December 28, 2020 Comments Off on Voya Financial Advisors Inc. to pay $23 Million for Overcharges Blog

Voya Financial Advisors Inc. to pay $23 Million for Overcharges

Voya Financial Advisors Inc. to pay $23 Million for Overcharges, featured by top securities fraud attorneys, The White Law Group

The SEC Sanctions Voya Financial Advisors Inc. for Alleged Breach of Fiduciary Duty

Voya Financial Advisors, Inc., based in Des Moines, Iowa, is a dually registered investment adviser and broker-dealer with $15.9 billion under management.

On December 21, 2020, the Securities and Exchange Commission ordered Voya Financial Advisors to pay close to $23 million to settle charges that it breached its fiduciary duties by overcharging its advisory clients between January 2013 and December 2018. The violations were in connection with its mutual fund share class selection practices, sweep account revenue sharing, and its alternative investment selection practices.

According to the SEC, Voya recommended that clients purchase or hold mutual fund share classes that charged 12b-1 fees when lower-cost share classes of the same funds were available.
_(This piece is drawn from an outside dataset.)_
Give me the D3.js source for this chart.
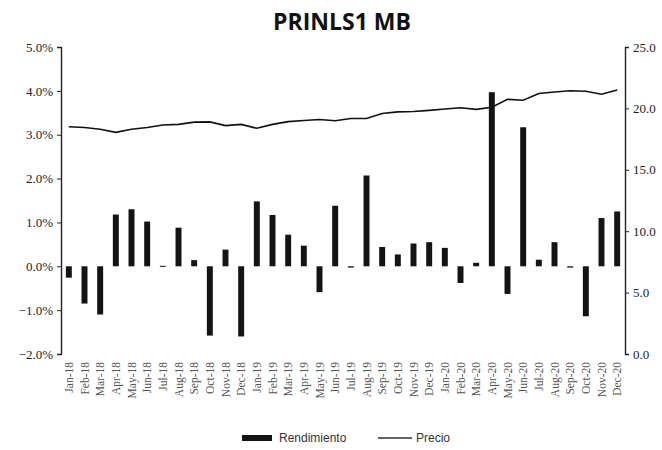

The recurring fees typically range from 0.25 to 1.00 percent and are used to cover costs related to fund distribution and shareholder services.

The SEC also charged Voya with failing to disclose a revenue sharing arrangement it had with its unaffiliated clearing broker which paid Voya a portion of the revenue received from cash sweep products in which Voya invested advisory client assets. Voya reportedly did not disclose this practice or the related conflicts of interest, according to the regulator.

A sweep account holds uninvested cash until the investor or their adviser decides how to invest the money. The clearing broker reportedly provided Voya with a list of more than 130 money market funds as sweep account options for advisory clients.

The SEC said that the funds that paid Voya the most revenue sharing generally charged higher fees and returned lower investment yields to clients. The money market funds that paid no or lower revenue sharing to Voya generally charged lower fees and returned higher investment yields to clients.

According to the SEC, Voya’s account opening worksheet listed only two sweep account options, one for retirement accounts and one for non-retirement accounts, which paid Voya the highest revenue sharing. If clients wanted to choose a different option, they had to manually write the fund name from a list located later in the document.

Consequently, the firm recommended and invested more than 97 percent of advisory clients’ uninvested cash in two money market funds with the highest available rate of revenue sharing.

The SEC also alleged Voya caused certain advisory clients to invest in higher-cost illiquid alternative investment products through brokerage accounts that charged upfront commissions, when those same investments were available commission-free through fee-based advisory accounts.

The firm was reportedly ordered to pay approximately $11.6 million in disgorgement, $2.4 million in prejudgment interest, and a $9 million civil penalty.